■ **Problem requirements**
Copy exactly the lines from the start of the material through the line with "from matplotlib.mathtext import". Pictures stay out of the copy.

== Recorded data ==

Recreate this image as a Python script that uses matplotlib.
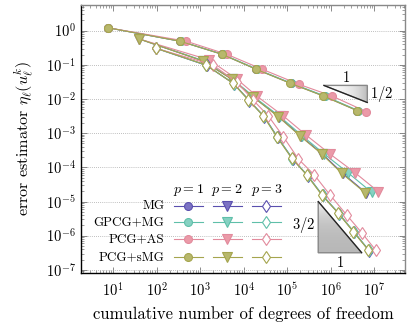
import numpy as np
import matplotlib as mpl
mpl.use('agg')
import matplotlib.pyplot as plt
from matplotlib.patches import Polygon
from matplotlib.colors import LinearSegmentedColormap
from matplotlib.ticker import LogLocator, NullFormatter
from matplotlib.mathtext import MathTextParser

plt.rcParams['font.family'] = 'serif'
plt.rcParams['font.serif'] = ['cmr10']
plt.rcParams['mathtext.fontset'] = 'cm'
plt.rcParams['axes.formatter.use_mathtext'] = True

# solvers and their colours (line, marker face)
solvers = ["MG", "GPCG+MG", "PCG+AS", "PCG+sMG"]
line_colors = ["#5a4fae", "#5fbfa9", "#e28a9c", "#a5a54e"]
face_colors = ["#7b72c4", "#86d1c2", "#eb9aa8", "#b8b86c"]

# p = 1
p1_dofs = {
    "MG":      [7.5, 350, 3200, 19800, 1.20e5, 6.9e5, 4.1e6],
    "GPCG+MG": [7.5, 360, 3300, 20500, 1.25e5, 7.3e5, 4.3e6],
    "PCG+AS":  [7.5, 480, 4100, 27000, 1.86e5, 1.1e6, 6.5e6],
    "PCG+sMG": [7.5, 347, 3160, 19500, 1.17e5, 6.7e5, 4.0e6],
}
p1_eta = {
    "MG":      [1.22, 0.49, 0.204, 0.074, 0.029, 0.0123, 0.0046],
    "GPCG+MG": [1.22, 0.49, 0.204, 0.074, 0.029, 0.0123, 0.0046],
    "PCG+AS":  [1.22, 0.49, 0.204, 0.074, 0.027, 0.0121, 0.0043],
    "PCG+sMG": [1.22, 0.49, 0.204, 0.074, 0.029, 0.0123, 0.0046],
}

# p = 2
p2_dofs = {
    "MG":      [40, 1170, 5450, 17100, 65000, 2.05e5, 6.5e5, 1.9e6, 6.5e6],
    "GPCG+MG": [40, 1200, 5600, 17500, 68000, 2.20e5, 7.2e5, 2.57e6, 8.85e6],
    "PCG+AS":  [40, 1630, 6980, 20100, 82200, 2.74e5, 9.75e5, 3.66e6, 1.26e7],
    "PCG+sMG": [40, 1150, 5360, 16800, 63000, 1.99e5, 6.28e5, 1.81e6, 6.2e6],
}
p2_eta = {
    "MG":      [0.571, 0.130, 0.0378, 0.0112, 0.00303, 8.3e-4, 2.45e-4, 6.7e-5, 1.80e-5],
    "GPCG+MG": [0.571, 0.132, 0.0380, 0.0115, 0.00308, 8.5e-4, 2.45e-4, 6.8e-5, 1.85e-5],
    "PCG+AS":  [0.571, 0.139, 0.0385, 0.0122, 0.00318, 8.8e-4, 2.45e-4, 6.95e-5, 1.93e-5],
    "PCG+sMG": [0.571, 0.130, 0.0378, 0.0112, 0.00303, 8.26e-4, 2.45e-4, 6.67e-5, 1.80e-5],
}

# p = 3
p3_dofs = {
    "MG":      [97.5, 1420, 5950, 13500, 29800, 60500, 1.34e5, 2.97e5, 6.6e5, 1.58e6, 3.5e6, 7.75e6],
    "GPCG+MG": [97.5, 1400, 5900, 13300, 29500, 60000, 1.33e5, 2.95e5, 6.55e5, 1.57e6, 3.48e6, 7.7e6],
    "PCG+AS":  [97.5, 1960, 6980, 16500, 37200, 82200, 1.82e5, 4.25e5, 9.75e5, 2.36e6, 5.2e6, 1.09e7],
    "PCG+sMG": [97.5, 1370, 5740, 12900, 28500, 57900, 1.28e5, 2.84e5, 6.28e5, 1.51e6, 3.34e6, 7.4e6],
}
p3_eta = {
    "MG":      [0.305, 0.096, 0.0280, 0.0090, 0.00305, 7.6e-4, 1.78e-4, 5.7e-5, 1.5e-5, 4.3e-6, 1.25e-6, 3.6e-7],
    "GPCG+MG": [0.305, 0.097, 0.0284, 0.0092, 0.00310, 7.7e-4, 1.80e-4, 5.8e-5, 1.52e-5, 4.4e-6, 1.27e-6, 3.7e-7],
    "PCG+AS":  [0.305, 0.099, 0.0315, 0.00935, 0.00318, 7.87e-4, 1.75e-4, 5.95e-5, 1.55e-5, 4.0e-6, 1.22e-6, 3.78e-7],
    "PCG+sMG": [0.305, 0.099, 0.0288, 0.00935, 0.00318, 7.87e-4, 1.84e-4, 5.95e-5, 1.55e-5, 4.5e-6, 1.30e-6, 3.78e-7],
}

x_ticks = [1e1, 1e2, 1e3, 1e4, 1e5, 1e6, 1e7]
y_ticks = [1e-7, 1e-6, 1e-5, 1e-4, 1e-3, 1e-2, 1e-1, 1e0]

degrees = [1, 2, 3]
all_dofs = [p1_dofs, p2_dofs, p3_dofs]
all_eta = [p1_eta, p2_eta, p3_eta]
markers = ["o", "v", "d"]
msizes = [5.7, 6.5, 6.0]
filled = [True, True, False]

fig = plt.figure(figsize=(4.1, 3.29), dpi=100)
ax = fig.add_axes([0.197, 0.170, 0.791, 0.815])

for k in range(3):
    for i, name in enumerate(solvers):
        fc = face_colors[i] if filled[k] else "white"
        ax.plot(all_dofs[k][name], all_eta[k][name], color=line_colors[i],
                lw=0.8, marker=markers[k], ms=msizes[k], mfc=fc,
                mec=line_colors[i], mew=0.8, zorder=3)


def slope_triangle(ax, pts, hyp, grad, label_pos):
    cmap = LinearSegmentedColormap.from_list("g", ["white", "#b8b8b8"])
    xs = [p[0] for p in pts]
    ys = [p[1] for p in pts]
    poly = Polygon(pts, closed=True, fc="none", ec="#888888", lw=1.0, zorder=2)
    ax.add_patch(poly)
    im = ax.imshow(grad, cmap=cmap, extent=[min(xs), max(xs), min(ys), max(ys)],
                   aspect="auto", origin="lower", zorder=1, interpolation="bilinear")
    im.set_clip_path(poly)
    ax.plot([hyp[0][0], hyp[1][0]], [hyp[0][1], hyp[1][1]], color="#222222",
            lw=0.9, zorder=2)
    for txt, (x, y, ha, va) in label_pos.items():
        ax.text(x, y, txt, ha=ha, va=va, fontsize=10.5)


# slope 1/2 triangle (p = 1)
s1x, s1y = 7.0e5, 0.025
slope_triangle(ax,
               [(s1x, s1y), (s1x * 10, s1y), (s1x * 10, s1y / 10 ** 0.5)],
               [(s1x, s1y), (s1x * 10, s1y / 10 ** 0.5)],
               np.linspace(0, 1, 256).reshape(1, -1),
               {"$1$": (s1x * 10 ** 0.5, s1y * 1.05, "center", "bottom"),
                "$1/2$": (s1x * 11.5, s1y / 10 ** 0.25, "left", "center")})

# slope 3/2 triangle (p = 3)
s2x, s2y = 5.2e5, 1.0e-5
slope_triangle(ax,
               [(s2x, s2y), (s2x, s2y / 10 ** 1.5), (s2x * 10, s2y / 10 ** 1.5)],
               [(s2x, s2y), (s2x * 10, s2y / 10 ** 1.5)],
               np.linspace(1, 0, 256).reshape(-1, 1),
               {"$3/2$": (s2x / 1.2, s2y / 10 ** 0.7, "right", "center"),
                "$1$": (s2x * 10 ** 0.5, s2y / 10 ** 1.5 / 1.15, "center", "top")})

ax.set_xscale("log")
ax.set_yscale("log")
ax.set_xlim(10 ** 0.2575, 10 ** 7.713)
ax.set_ylim(10 ** -7.094, 10 ** 0.7526)

ax.set_xticks(x_ticks)
ax.set_yticks(y_ticks)
ax.xaxis.set_minor_locator(LogLocator(base=10, subs=np.arange(2, 10), numticks=100))
ax.yaxis.set_minor_locator(LogLocator(base=10, subs=np.arange(2, 10), numticks=100))
ax.xaxis.set_minor_formatter(NullFormatter())
ax.yaxis.set_minor_formatter(NullFormatter())
ax.tick_params(which="both", direction="in", top=True, right=True,
               color="#777777", labelsize=10.5)
ax.tick_params(which="major", length=4, width=0.6)
ax.tick_params(which="minor", length=2, width=0.5)
ax.tick_params(axis="x", which="major", pad=6)

ax.yaxis.grid(True, which="major", linestyle=(0, (1, 1.5)), color="#aaaaaa", lw=0.6)
ax.set_axisbelow(True)

for side in ["left", "bottom"]:
    ax.spines[side].set_color("black")
    ax.spines[side].set_linewidth(1.0)
for side in ["top", "right"]:
    ax.spines[side].set_color("#888888")
    ax.spines[side].set_linewidth(1.0)

# underlined k: try a bar fraction, fall back to plain k
ylab = r"error estimator $\eta_\ell(u_\ell^{\genfrac{}{}{0.6}{}{k}{}})$"
try:
    MathTextParser("path").parse(ylab)
except Exception:
    ylab = r"error estimator $\eta_\ell(u_\ell^{k})$"

ax.set_xlabel("cumulative number of degrees of freedom", fontsize=12, labelpad=5)
ax.set_ylabel(ylab, fontsize=11.6, labelpad=7)

# legend table drawn in axes coordinates
lab_x = 0.257
col_x = [(0.286, 0.376), (0.407, 0.496), (0.527, 0.618)]
head_y = 0.310
row_y = [0.251, 0.189, 0.126, 0.061]
for k in range(3):
    x0, x1 = col_x[k]
    ax.text((x0 + x1) / 2, head_y, "$p = %d$" % degrees[k], ha="center",
            va="center", fontsize=10, transform=ax.transAxes)
for i, name in enumerate(solvers):
    ax.text(lab_x, row_y[i], name, ha="right", va="center", fontsize=9.4,
            transform=ax.transAxes)
    for k in range(3):
        x0, x1 = col_x[k]
        fc = face_colors[i] if filled[k] else "white"
        ax.plot([x0, (x0 + x1) / 2, x1], [row_y[i]] * 3, transform=ax.transAxes,
                color=line_colors[i], lw=0.8, marker=markers[k], ms=msizes[k],
                markevery=[1], mfc=fc, mec=line_colors[i], mew=0.8,
                clip_on=False, zorder=4)

fig.savefig("out.png", dpi=100)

===

■ **Completed task**
Recreate this image as a Python script that uses matplotlib.
import numpy as np
import matplotlib as mpl
mpl.use('agg')
import matplotlib.pyplot as plt
from matplotlib.patches import Polygon
from matplotlib.colors import LinearSegmentedColormap
from matplotlib.ticker import LogLocator, NullFormatter
from matplotlib.mathtext import MathTextParser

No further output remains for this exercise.